Your client had a great case. Or so you thought – just before the jury came back and found for the opposing party. Your disgruntled client is now looking to you to make her whole. Are you on the hook for the disappointing results?
Of course, the answer depends on whether you committed malpractice; that is, whether you used the same skill, prudence, and diligence as lawyers of ordinary skill and capacity commonly possess and exercise in the performance of the tasks they undertake. Sometimes, this question is easily answered.
The challenging, and perhaps more important, question is whether your mistake caused damage. As the saying goes, to err is human; and lawyers are humans. Perfection is unattainable and mistakes can happen. The vast majority of those mistakes, however, are harmless. They neither hurt the client nor the client’s case.
Without Causation, There Can be No Actionable Malpractice
To avoid making lawyers guarantors of their client’s case, a suing client must be able to prove that attorney’s alleged negligence caused damage to the client.
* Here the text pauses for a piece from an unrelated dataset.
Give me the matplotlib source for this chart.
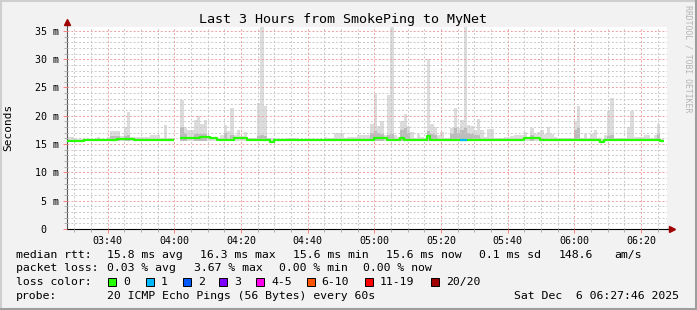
import numpy as np
import matplotlib
matplotlib.use("Agg")
import matplotlib.pyplot as plt
from matplotlib.lines import Line2D
from matplotlib.patches import Rectangle

W, H = 697, 310
nan = np.nan

## data (one value per minute, from 03:27:46)
start_min = 3 * 60 + 27 + 46 / 60

median = [
    15.5, 15.6, 15.6, 15.6, 15.6, 15.7, 15.7, 15.7, 15.7, 15.7,
    15.7, 15.7, 15.7, 15.7, 15.7, 15.9, 15.9, 15.9, 15.9, 15.9,
    15.7, 15.7, 15.7, 15.7, 15.7, 15.7, 15.7, 15.7, 15.7, 15.7,
    15.7, 15.7, nan, nan, 16.1, 16.1, 16.1, 16.1, 16.1, 16.1,
    16.2, 16.2, 16.2, 16.0, 16.0, 15.7, 15.7, 15.7, 15.7, 15.7,
    16.0, 16.0, 16.0, 16.0, 15.7, 15.7, 15.7, 15.7, 15.7, 15.7,
    15.7, 15.4, 15.7, 15.7, 15.7, 15.7, 15.7, 15.7, 15.7, 15.7,
    15.7, 15.7, 15.7, 15.7, 15.7, 15.7, 15.7, 15.7, 15.7, 15.7,
    15.7, 15.7, 15.7, 15.7, 15.7, 15.7, 15.7, 15.7, 15.7, 15.7,
    15.7, 15.7, 16.1, 16.1, 16.1, 16.1, 15.7, 15.7, 15.7, 15.7,
    16.0, 15.7, 15.7, 15.7, 15.7, 15.7, 15.7, 15.7, 16.4, 15.7,
    15.7, 15.7, 15.7, 15.7, 15.7, 15.7, 15.7, 15.7, 15.7, 15.7,
    15.7, 15.7, 15.7, 15.7, 15.7, 15.7, 15.7, 15.7, 15.7, 15.7,
    15.7, 15.7, 15.7, 15.7, 15.7, 15.7, 15.7, 16.1, 16.1, 16.1,
    16.1, 16.1, 15.7, 15.7, 15.7, 15.7, 15.7, 15.7, 15.7, 15.7,
    15.7, 15.7, 15.7, 15.7, 15.7, 15.7, 15.7, 15.7, 15.7, 15.7,
    15.4, 15.7, 15.7, 15.7, 15.7, 15.7, 15.7, 15.7, 15.7, 15.7,
    15.7, 15.7, 15.7, 15.7, 15.7, 15.7, 15.7, 15.7, 15.5, nan,
]

smoke_hi = [
    16.3, 16.3, 15.9, 15.9, 15.9, 15.9, 15.9, 15.9, 15.9, 16.3,
    15.9, 15.9, 16.3, 17.3, 17.3, 17.3, 16.5, 18.0, 20.7, 16.2,
    16.2, 16.2, 16.2, 16.3, 16.3, 16.6, 16.6, 16.6, 16.1, 18.3,
    16.0, 16.0, nan, nan, 22.8, 18.0, 17.5, 17.5, 19.2, 19.9,
    18.5, 19.2, 16.3, 16.1, 16.1, 16.1, 16.6, 18.3, 17.3, 21.4,
    16.6, 17.5, 16.5, 17.1, 16.0, 16.0, 16.0, 22.3, 35.7, 21.7,
    16.0, 16.0, 15.9, 15.9, 15.9, 15.9, 16.1, 16.1, 16.1, 15.9,
    15.9, 15.9, 15.9, 15.9, 15.9, 15.9, 15.9, 16.3, 16.0, 16.0,
    17.0, 17.0, 17.0, 16.0, 16.3, 16.3, 16.3, 16.6, 16.6, 16.6,
    16.6, 18.6, 23.8, 18.2, 19.0, 16.6, 23.6, 35.7, 16.6, 16.3,
    19.0, 20.3, 18.2, 17.2, 16.0, 16.8, 16.3, 16.0, 30.1, 18.5,
    18.0, 16.6, 17.2, 16.0, 16.0, 17.8, 21.3, 17.8, 19.3, 35.7,
    18.3, 18.2, 17.5, 19.4, 17.5, 16.3, 17.6, 17.6, 16.0, 16.0,
    16.0, 16.3, 16.3, 16.4, 16.6, 16.6, 16.6, 17.2, 16.3, 17.8,
    16.8, 17.2, 17.5, 16.8, 18.0, 16.8, 16.3, 16.0, 16.0, 16.0,
    16.0, 16.0, 19.1, 21.7, 16.0, 16.8, 16.0, 16.8, 17.5, 16.0,
    15.9, 16.6, 20.9, 23.2, 16.0, 16.0, 16.0, 16.0, 18.0, 20.9,
    16.3, 16.2, 16.2, 16.6, 16.6, 16.0, 16.6, 18.6, 15.9, nan,
]
smoke_floor = 15.5

# darker smoke near the median
dark_minutes = [13, 14, 15, 17, 18, 34, 35, 38, 39, 40, 41, 47, 49, 57, 58, 59,
                91, 92, 93, 94, 96, 97, 100, 101, 102, 108, 109, 110,
                115, 116, 117, 118, 119, 120, 121, 122, 123, 139, 152, 153,
                162, 163, 177]
dark_tops = [16.5, 16.5, 16.5, 16.5, 16.6, 18.0, 16.8, 16.8, 16.8, 16.8, 16.8,
             17.0, 16.6, 16.5, 16.6, 16.4,
             17.0, 17.3, 17.0, 16.8, 16.6, 16.8, 17.5, 17.8, 17.0, 17.4, 16.8, 16.6,
             16.8, 17.8, 17.0, 17.5, 17.8, 17.0, 16.8, 16.6, 16.6, 16.6, 17.5, 17.8,
             16.5, 16.6, 16.8]

loss_minutes = [118, 119]
loss_counts = [1, 1]

tick_minutes = [220, 240, 260, 280, 300, 320, 340, 360, 380]
tick_labels = ["03:40", "04:00", "04:20", "04:40", "05:00", "05:20", "05:40", "06:00", "06:20"]
ytick_values = [0, 5, 10, 15, 20, 25, 30, 35]
ytick_labels = ["0  ", "5 m", "10 m", "15 m", "20 m", "25 m", "30 m", "35 m"]

loss_names = ["0", "1", "2", "3", "4-5", "6-10", "11-19", "20/20"]
loss_colors = ["#26ff00", "#00b8ff", "#0059ff", "#7e00ff", "#ff00ea", "#ff5500", "#ff0000", "#a10000"]

mono = "DejaVu Sans Mono"

## figure
fig = plt.figure(figsize=(W / 100, H / 100), dpi=100, facecolor="#f2f2f2")

# frame of the canvas
fig.add_artist(Line2D([0, 1], [1 - 1 / H, 1 - 1 / H], color="#cfcfcf", lw=1.5, transform=fig.transFigure))
fig.add_artist(Line2D([1 / W, 1 / W], [0, 1], color="#cfcfcf", lw=1.5, transform=fig.transFigure))
fig.add_artist(Line2D([0, 1], [1 / H, 1 / H], color="#9e9e9e", lw=1.5, transform=fig.transFigure))
fig.add_artist(Line2D([1 - 1 / W, 1 - 1 / W], [0, 1], color="#9e9e9e", lw=1.5, transform=fig.transFigure))

x0, x1 = 67, 667
y0, y1 = 229, 26.7
ax = fig.add_axes([x0 / W, 1 - y0 / H, (x1 - x0) / W, (y0 - y1) / H])
ax.set_facecolor("white")

n = len(median)
left = start_min + np.arange(n)
med = np.array(median)
hi = np.array(smoke_hi)

ok = ~np.isnan(hi)
ax.bar(left[ok], hi[ok] - smoke_floor, bottom=smoke_floor, width=1, align="edge",
       color="#dcdcdc", linewidth=0, zorder=1)
dm = np.array(dark_minutes)
ax.bar(left[dm], np.array(dark_tops) - smoke_floor, bottom=smoke_floor, width=1, align="edge",
       color="#bcbcbc", linewidth=0, zorder=1.2)

edges = start_min + np.arange(n + 1)
ax.step(edges, np.append(med, med[-1]), where="post", color="#26ff00", lw=1.6, zorder=4,
        solid_capstyle="butt")
for m, c in zip(loss_minutes, loss_counts):
    ax.hlines(med[m], left[m], left[m] + 1, colors=loss_colors[c], lw=1.6, zorder=5)

ax.set_xlim(start_min, start_min + 180)
ax.set_ylim(0, 35.74)

ax.set_xticks(tick_minutes)
ax.set_xticklabels(tick_labels, family=mono, fontsize=7.2)
ax.set_xticks(np.arange(210, 390, 5), minor=True)
ax.set_yticks(ytick_values)
ax.set_yticklabels(ytick_labels, family=mono, fontsize=7.2)
ax.set_yticks(np.arange(0, 36, 1), minor=True)

ax.set_axisbelow(False)
ax.grid(which="minor", color="#c8c8c8", lw=0.7, linestyle=(0, (2, 2)), zorder=2)
ax.grid(which="major", color="#f0a0a0", lw=0.7, linestyle=(0, (2, 2)), zorder=2.5)

ax.tick_params(which="major", length=3, width=0.7, color="#ff8080", pad=2, labelcolor="#000000")
ax.tick_params(which="minor", length=2, width=0.7, color="#b0b0b0")
ax.tick_params(axis="y", pad=3)

for s in ["top", "right"]:
    ax.spines[s].set_visible(False)
ax.spines["left"].set_color("#555555")
ax.spines["left"].set_linewidth(0.8)
ax.spines["bottom"].set_color("#000000")
ax.spines["bottom"].set_linewidth(0.8)

# axis arrows
ax.plot([0, 0], [1, 1.02], transform=ax.transAxes, color="#555555", lw=0.8, clip_on=False)
ax.plot([0], [1.025], marker="^", ms=4.5, color="#a00000", transform=ax.transAxes, clip_on=False)
ax.plot([1, 1.006], [0, 0], transform=ax.transAxes, color="#000000", lw=0.8, clip_on=False)
ax.plot([1.008], [0], marker=">", ms=4.5, color="#a00000", transform=ax.transAxes, clip_on=False)

ax.set_ylabel("Seconds", family=mono, fontsize=8, labelpad=6)
ax.yaxis.set_label_coords(-54 / 600, 0.5)

fig.text(343 / W, 1 - 19 / H, "Last 3 Hours from SmokePing to MyNet", family=mono,
         fontsize=9.6, ha="center", va="center")
fig.text(688 / W, 1 - 5 / H, "RRDTOOL / TOBI OETIKER", family=mono, fontsize=5.9,
         color="#b4b4b4", rotation=-90, ha="center", va="top")

## legend
def ptext(x, y, s):
    fig.text(x / W, 1 - y / H, s, family=mono, fontsize=8.25, ha="left", va="center")

row1 = [("median rtt:", 16), ("15.8 ms avg", 107.3), ("16.3 ms max", 200), ("15.6 ms min", 292.7),
        ("15.6 ms now", 386), ("0.1 ms sd", 479.3), ("148.6", 559), ("am/s", 614)]
row2 = [("packet loss:", 16), ("0.03 % avg", 107.3), ("3.67 % max", 194.3), ("0.00 % min", 279.3),
        ("0.00 % now", 363.3)]
for s, x in row1:
    ptext(x, 254.7, s)
for s, x in row2:
    ptext(x, 268.3, s)

ptext(16, 282.3, "loss color:")
box_x = [108.3, 145.7, 182.7, 219, 256, 306.7, 365, 430.7]
for bx, name, col in zip(box_x, loss_names, loss_colors):
    fig.add_artist(Rectangle((bx / W, 1 - 286.3 / H), 8 / W, 8 / H, facecolor=col,
                             edgecolor="black", lw=0.7, transform=fig.transFigure))
    ptext(bx + 15, 282.3, name)

ptext(16, 296.3, "probe:")
ptext(107.3, 296.3, "20 ICMP Echo Pings (56 Bytes) every 60s")
ptext(514, 296.3, "Sat Dec  6 06:27:46 2025")

plt.savefig("out.png", dpi=100, facecolor=fig.get_facecolor())
plt.close(fig)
Causation is a fundamental element of a claim of legal malpractice. If the attorney’s conduct did not cause harm, the client cannot prevail on a legal malpractice suit. “The negligence of counsel must affect the viability of the client’s interest and be shown to do so.”
Causation has two components: cause in fact and legal causation. Cause in fact is “but for” causation, meaning that without the attorney’s alleged negligence, the client would have obtained a more favorable outcome. It is a direct link between the negligence and the harm. Legal cause, on the other hand, is essentially a question of foreseeability; the negligence was a proximate cause of harm if a reasonable person would see the outcome as a likely result of his conduct.
To do this, the client must present what is called a “case within a case” in which the merits of the underlying claim are addressed. In what can best be described as a ‘legal postmortem,’ the client has to go back and re-try the underlying case assuming different facts. Part of the challenge, of course, is that doing so necessarily requires a certain degree of speculation. The client is, after all, trying to prove that had the attorney acted differently, a different outcome would have followed. Generally, in order to prove this, the client will need an expert witness.
Lawyers are also entitled to something call “judgmental protection.” This legal principle affords attorneys immunity when their tactical or strategic decisions do not pan out as expected. As the Nebraska Supreme Court has explained,
“an attorney who acts in good faith and with an honest belief that his or her actions are well founded in the law and in the best interests of his or her client is not answerable for a mere error of judgment or for a mistake in a point of law which has not been settled by the court of last resort in his or her state and on which reasonable doubt may be entertained by well-informed lawyers. “A lawyer would need a crystal ball, along with his library, to be able to guarantee that no judge, anytime, anywhere, would disagree with his judgment or evaluation of a situation.”
Litigation is Risky
The bar is admittedly a high one. But it is also a necessary one. Litigation is inherently risky, and lawyers are not fortune tellers or mind controllers. Any number of events may occur which are beyond the attorney’s control, yet still negatively affect the client’s suit — a judge, who was otherwise favorable to your client’s position, retires, or is appointed to a higher court; a key witness unexpectedly dies; the judge changes his mind on a key issue, and the client decides to settle rather than risk an adverse outcome and years of an appeal; the legislature changes the law. All a client can expect and demand is that his or her attorney act prudently in light of the facts and circumstances as they exist at the time. So long as the attorney does this, the law does not make him a guarantor of the outcome, and the client bears the risk of an adverse result.
 Baker v. Fabian, Thielen & Thielen, 254 Neb. 697, 578 N.W.2d 446 (1998).
 Young v. Govier & Milone, L.P., 286 Neb. 224, 237, 835 N.W.2d 684, 694 (2013); Wolski v. Wandel, 275 Neb. 266, 271, 746 N.W.2d 143, 149 (2008).
 Rodriguez v. Nielsen, 264 Neb. 558, 561, 650 N.W.2d 237, 240 (2002).
 Staman v. Yeager & Yeager, P.A., 238 Neb. 133, 136, 469 N.W.2d 532, 535 (1991).
 Bellino v. McGrath N. Mullin & Kratz, PC LLO, 274 Neb. 130, 149, 738 N.W.2d 434, 449 (2007).
 Bowers v. Dougherty, 260 Neb. 74, 615 N.W.2d 449 (2000).
 Baker v. Fabian, Thielen & Thielen, 254 Neb. 697, 705, 578 N.W.2d 446, 451–52 (1998) (internal citations omitted). But see Wood v. McGrath, N., Mullin & Kratz, P.C., 256 Neb. 109, 589 N.W.2d 103 (1999) (Doctrine of judgmental immunity does not apply to an attorney’s failure to inform a client of unsettled legal issues relevant to a settlement; rather, whether an attorney is negligent for such a failure is determined by whether the attorney exercised the same skill, knowledge, and diligence as attorneys of ordinary skill and capacity commonly possess and exercise in the performance of all other legal tasks.).